▸ TO DO: Only the lines from the line containing "Write the Plotly code for this chart." through the line containing "import plotly.graph_objects as go" should be reproduced, please, with no pictures.

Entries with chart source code
* begin *

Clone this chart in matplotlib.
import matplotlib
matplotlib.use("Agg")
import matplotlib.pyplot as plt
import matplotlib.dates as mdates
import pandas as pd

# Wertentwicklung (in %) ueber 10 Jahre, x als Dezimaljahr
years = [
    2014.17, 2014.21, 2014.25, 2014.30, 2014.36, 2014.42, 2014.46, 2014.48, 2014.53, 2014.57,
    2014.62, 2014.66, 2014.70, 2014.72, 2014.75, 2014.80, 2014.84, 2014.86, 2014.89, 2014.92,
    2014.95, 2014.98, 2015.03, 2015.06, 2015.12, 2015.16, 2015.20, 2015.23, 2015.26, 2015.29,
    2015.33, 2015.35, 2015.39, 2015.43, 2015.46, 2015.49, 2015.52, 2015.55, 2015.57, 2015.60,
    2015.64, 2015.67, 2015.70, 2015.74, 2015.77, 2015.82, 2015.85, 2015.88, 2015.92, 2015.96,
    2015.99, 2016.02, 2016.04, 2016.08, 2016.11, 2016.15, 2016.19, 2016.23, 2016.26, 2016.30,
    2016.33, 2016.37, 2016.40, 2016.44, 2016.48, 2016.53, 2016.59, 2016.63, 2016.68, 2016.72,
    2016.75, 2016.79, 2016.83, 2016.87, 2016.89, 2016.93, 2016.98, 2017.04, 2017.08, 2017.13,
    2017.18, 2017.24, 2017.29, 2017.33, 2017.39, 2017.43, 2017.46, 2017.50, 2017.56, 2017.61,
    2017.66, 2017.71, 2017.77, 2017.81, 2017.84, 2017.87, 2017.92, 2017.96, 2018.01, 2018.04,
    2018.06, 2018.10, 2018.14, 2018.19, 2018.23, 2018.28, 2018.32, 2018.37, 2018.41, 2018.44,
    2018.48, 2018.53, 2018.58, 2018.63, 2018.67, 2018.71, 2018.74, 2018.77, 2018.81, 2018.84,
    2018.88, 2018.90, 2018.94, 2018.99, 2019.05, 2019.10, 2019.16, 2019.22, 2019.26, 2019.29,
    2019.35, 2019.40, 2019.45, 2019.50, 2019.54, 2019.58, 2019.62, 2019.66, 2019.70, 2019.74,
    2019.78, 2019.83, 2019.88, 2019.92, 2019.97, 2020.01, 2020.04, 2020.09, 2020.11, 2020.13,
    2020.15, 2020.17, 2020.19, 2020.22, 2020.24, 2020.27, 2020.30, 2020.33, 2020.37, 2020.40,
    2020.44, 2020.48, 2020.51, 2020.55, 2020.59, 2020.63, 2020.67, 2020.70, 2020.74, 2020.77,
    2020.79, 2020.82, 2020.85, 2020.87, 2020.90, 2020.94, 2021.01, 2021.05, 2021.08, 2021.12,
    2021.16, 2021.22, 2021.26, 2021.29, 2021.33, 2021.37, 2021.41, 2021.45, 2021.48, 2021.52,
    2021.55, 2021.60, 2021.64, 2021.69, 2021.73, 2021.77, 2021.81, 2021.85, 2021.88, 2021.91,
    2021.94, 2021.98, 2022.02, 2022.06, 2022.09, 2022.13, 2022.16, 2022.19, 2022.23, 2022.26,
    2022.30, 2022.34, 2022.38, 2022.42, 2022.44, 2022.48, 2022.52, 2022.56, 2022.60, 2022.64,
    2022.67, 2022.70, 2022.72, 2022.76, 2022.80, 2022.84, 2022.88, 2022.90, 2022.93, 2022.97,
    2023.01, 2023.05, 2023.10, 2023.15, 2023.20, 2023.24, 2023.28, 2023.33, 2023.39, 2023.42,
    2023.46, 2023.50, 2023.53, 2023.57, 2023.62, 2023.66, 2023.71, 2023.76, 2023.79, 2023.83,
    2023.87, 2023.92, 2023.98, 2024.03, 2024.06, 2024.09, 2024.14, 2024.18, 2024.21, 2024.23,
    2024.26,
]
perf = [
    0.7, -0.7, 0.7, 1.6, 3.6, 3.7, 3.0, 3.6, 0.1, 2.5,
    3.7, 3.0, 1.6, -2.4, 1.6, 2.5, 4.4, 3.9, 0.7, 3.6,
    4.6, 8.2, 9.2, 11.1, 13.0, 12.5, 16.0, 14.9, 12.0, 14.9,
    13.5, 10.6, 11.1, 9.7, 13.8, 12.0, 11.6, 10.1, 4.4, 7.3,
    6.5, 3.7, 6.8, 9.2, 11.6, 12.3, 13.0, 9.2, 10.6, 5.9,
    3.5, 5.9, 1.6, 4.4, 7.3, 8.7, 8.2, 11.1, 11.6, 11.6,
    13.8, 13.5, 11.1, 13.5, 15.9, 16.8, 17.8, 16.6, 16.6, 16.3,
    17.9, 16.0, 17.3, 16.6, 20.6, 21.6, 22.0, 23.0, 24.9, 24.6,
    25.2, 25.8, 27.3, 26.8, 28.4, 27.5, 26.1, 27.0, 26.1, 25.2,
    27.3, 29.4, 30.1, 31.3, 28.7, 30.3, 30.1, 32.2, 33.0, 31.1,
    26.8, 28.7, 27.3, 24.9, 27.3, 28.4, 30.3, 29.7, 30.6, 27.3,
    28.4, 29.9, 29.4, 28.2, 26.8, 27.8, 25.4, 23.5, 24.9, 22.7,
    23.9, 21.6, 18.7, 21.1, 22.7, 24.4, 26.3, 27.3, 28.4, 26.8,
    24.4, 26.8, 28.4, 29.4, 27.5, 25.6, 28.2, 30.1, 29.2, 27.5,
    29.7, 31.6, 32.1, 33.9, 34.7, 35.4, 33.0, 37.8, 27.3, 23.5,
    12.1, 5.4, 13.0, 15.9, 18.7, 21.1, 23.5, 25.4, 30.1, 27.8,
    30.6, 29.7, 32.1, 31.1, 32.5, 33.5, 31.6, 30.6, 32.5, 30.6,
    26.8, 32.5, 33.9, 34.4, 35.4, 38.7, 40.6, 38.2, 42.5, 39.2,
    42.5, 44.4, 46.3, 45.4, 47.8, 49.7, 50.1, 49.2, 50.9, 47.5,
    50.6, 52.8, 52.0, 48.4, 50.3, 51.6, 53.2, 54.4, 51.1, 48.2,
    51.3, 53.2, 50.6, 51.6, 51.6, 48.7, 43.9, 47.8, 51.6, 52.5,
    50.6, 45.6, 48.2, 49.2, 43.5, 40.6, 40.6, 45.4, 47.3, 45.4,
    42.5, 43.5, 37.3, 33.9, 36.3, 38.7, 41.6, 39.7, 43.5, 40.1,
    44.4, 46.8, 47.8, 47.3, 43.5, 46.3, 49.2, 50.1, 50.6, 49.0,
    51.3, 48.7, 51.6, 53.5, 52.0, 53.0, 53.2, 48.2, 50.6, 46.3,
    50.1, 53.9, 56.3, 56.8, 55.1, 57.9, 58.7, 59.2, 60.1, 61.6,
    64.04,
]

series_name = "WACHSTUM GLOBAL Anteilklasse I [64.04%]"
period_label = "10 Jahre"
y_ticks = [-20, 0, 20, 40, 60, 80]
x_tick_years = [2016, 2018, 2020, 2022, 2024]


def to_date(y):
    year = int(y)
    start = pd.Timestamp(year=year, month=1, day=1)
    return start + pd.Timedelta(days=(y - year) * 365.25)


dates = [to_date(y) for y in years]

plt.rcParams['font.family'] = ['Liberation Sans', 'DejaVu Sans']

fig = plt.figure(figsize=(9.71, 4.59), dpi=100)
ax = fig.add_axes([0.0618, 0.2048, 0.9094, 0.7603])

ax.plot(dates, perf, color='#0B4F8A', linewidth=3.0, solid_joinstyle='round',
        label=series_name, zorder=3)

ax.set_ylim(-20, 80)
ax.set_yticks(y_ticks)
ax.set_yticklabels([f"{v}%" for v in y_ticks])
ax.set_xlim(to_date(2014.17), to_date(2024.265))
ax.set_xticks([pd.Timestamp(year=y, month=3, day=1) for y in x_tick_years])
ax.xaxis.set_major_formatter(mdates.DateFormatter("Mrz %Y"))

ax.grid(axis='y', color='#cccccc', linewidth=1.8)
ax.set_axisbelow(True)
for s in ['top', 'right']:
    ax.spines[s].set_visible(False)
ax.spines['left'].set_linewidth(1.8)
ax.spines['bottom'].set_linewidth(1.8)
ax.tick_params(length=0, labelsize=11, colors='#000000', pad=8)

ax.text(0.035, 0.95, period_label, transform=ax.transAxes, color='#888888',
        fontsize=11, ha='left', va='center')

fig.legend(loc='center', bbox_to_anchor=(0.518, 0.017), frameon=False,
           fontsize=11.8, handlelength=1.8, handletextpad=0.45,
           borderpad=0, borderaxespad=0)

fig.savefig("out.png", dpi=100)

* end *
* begin *

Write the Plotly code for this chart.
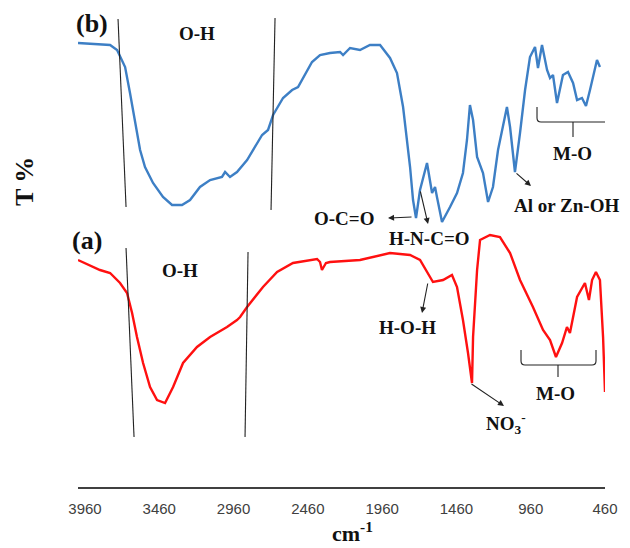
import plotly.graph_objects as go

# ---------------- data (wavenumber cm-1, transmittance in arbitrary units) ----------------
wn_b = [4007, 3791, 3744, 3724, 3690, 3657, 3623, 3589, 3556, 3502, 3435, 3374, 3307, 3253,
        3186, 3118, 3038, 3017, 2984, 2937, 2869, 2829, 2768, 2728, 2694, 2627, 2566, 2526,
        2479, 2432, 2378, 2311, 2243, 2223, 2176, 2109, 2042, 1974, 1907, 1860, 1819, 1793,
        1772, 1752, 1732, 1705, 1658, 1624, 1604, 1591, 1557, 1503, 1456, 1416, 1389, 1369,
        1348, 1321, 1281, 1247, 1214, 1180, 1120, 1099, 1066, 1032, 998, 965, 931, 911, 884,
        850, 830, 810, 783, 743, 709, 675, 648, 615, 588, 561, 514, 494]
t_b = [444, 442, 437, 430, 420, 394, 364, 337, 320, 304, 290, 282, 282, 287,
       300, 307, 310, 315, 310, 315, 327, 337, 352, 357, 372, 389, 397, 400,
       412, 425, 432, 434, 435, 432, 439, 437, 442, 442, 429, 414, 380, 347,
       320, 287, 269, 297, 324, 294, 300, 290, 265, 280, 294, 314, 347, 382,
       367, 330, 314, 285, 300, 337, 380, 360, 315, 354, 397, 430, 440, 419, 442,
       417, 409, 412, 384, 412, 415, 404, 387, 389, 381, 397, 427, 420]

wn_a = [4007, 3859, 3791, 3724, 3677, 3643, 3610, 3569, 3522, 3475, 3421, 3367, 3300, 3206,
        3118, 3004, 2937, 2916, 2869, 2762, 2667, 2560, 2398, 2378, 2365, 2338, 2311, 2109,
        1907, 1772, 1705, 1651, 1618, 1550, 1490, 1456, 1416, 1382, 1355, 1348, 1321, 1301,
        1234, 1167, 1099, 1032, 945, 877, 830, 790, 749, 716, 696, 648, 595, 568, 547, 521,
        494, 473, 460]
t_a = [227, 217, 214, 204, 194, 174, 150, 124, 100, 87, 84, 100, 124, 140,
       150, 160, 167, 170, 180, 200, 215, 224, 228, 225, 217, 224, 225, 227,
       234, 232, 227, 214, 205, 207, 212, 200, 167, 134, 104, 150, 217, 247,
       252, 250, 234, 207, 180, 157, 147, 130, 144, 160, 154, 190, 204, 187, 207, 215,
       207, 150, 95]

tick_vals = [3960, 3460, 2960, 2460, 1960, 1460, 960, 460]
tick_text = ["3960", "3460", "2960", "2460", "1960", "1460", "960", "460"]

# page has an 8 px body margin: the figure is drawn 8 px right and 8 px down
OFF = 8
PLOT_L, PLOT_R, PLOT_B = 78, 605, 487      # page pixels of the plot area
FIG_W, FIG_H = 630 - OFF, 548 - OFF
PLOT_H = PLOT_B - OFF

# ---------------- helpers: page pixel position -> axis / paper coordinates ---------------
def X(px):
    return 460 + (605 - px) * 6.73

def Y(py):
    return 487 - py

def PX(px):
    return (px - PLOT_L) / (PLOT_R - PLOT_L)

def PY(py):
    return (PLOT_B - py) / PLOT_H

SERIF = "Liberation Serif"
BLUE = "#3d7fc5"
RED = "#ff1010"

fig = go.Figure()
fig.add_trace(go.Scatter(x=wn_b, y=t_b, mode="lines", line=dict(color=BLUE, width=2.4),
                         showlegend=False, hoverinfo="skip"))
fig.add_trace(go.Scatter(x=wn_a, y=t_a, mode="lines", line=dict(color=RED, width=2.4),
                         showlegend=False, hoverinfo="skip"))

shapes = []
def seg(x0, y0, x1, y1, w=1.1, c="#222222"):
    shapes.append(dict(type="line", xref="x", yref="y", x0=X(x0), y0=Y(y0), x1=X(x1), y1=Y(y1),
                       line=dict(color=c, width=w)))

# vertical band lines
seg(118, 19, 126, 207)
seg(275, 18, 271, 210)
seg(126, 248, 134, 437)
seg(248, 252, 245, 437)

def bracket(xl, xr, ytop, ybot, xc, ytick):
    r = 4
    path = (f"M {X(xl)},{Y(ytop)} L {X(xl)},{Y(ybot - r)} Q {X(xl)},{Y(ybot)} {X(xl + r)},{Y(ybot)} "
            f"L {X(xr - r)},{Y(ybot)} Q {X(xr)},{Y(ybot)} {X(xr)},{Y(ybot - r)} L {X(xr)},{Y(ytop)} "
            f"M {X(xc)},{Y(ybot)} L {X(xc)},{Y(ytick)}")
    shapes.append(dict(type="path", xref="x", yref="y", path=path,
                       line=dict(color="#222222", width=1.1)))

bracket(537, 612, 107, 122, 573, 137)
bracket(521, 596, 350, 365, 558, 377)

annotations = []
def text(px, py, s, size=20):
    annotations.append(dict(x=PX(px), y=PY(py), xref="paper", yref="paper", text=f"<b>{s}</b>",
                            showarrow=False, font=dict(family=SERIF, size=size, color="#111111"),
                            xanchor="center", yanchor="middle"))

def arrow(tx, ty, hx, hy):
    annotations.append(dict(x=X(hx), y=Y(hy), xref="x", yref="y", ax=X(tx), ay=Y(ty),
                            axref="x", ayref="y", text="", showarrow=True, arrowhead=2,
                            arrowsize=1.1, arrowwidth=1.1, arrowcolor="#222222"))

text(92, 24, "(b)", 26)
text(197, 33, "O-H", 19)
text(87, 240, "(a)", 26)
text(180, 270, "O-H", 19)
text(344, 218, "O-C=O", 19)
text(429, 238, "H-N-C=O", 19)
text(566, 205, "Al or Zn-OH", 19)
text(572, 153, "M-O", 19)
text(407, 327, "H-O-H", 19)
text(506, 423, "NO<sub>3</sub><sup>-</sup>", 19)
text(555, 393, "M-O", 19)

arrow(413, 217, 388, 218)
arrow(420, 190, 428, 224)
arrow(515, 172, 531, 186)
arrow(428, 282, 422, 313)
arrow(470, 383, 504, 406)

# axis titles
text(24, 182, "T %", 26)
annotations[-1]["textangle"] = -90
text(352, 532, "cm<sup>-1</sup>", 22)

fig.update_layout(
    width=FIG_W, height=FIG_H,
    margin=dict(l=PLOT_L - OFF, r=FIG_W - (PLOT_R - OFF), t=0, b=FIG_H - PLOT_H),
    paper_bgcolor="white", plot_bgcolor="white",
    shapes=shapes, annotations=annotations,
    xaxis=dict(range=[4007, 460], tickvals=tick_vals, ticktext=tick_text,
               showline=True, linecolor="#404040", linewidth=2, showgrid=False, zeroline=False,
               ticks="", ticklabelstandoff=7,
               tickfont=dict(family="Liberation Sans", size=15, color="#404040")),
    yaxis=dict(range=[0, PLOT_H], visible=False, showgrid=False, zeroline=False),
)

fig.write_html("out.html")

* end *

▸ CORRECT RESPONSE:
Write the Plotly code for this chart.
import plotly.graph_objects as go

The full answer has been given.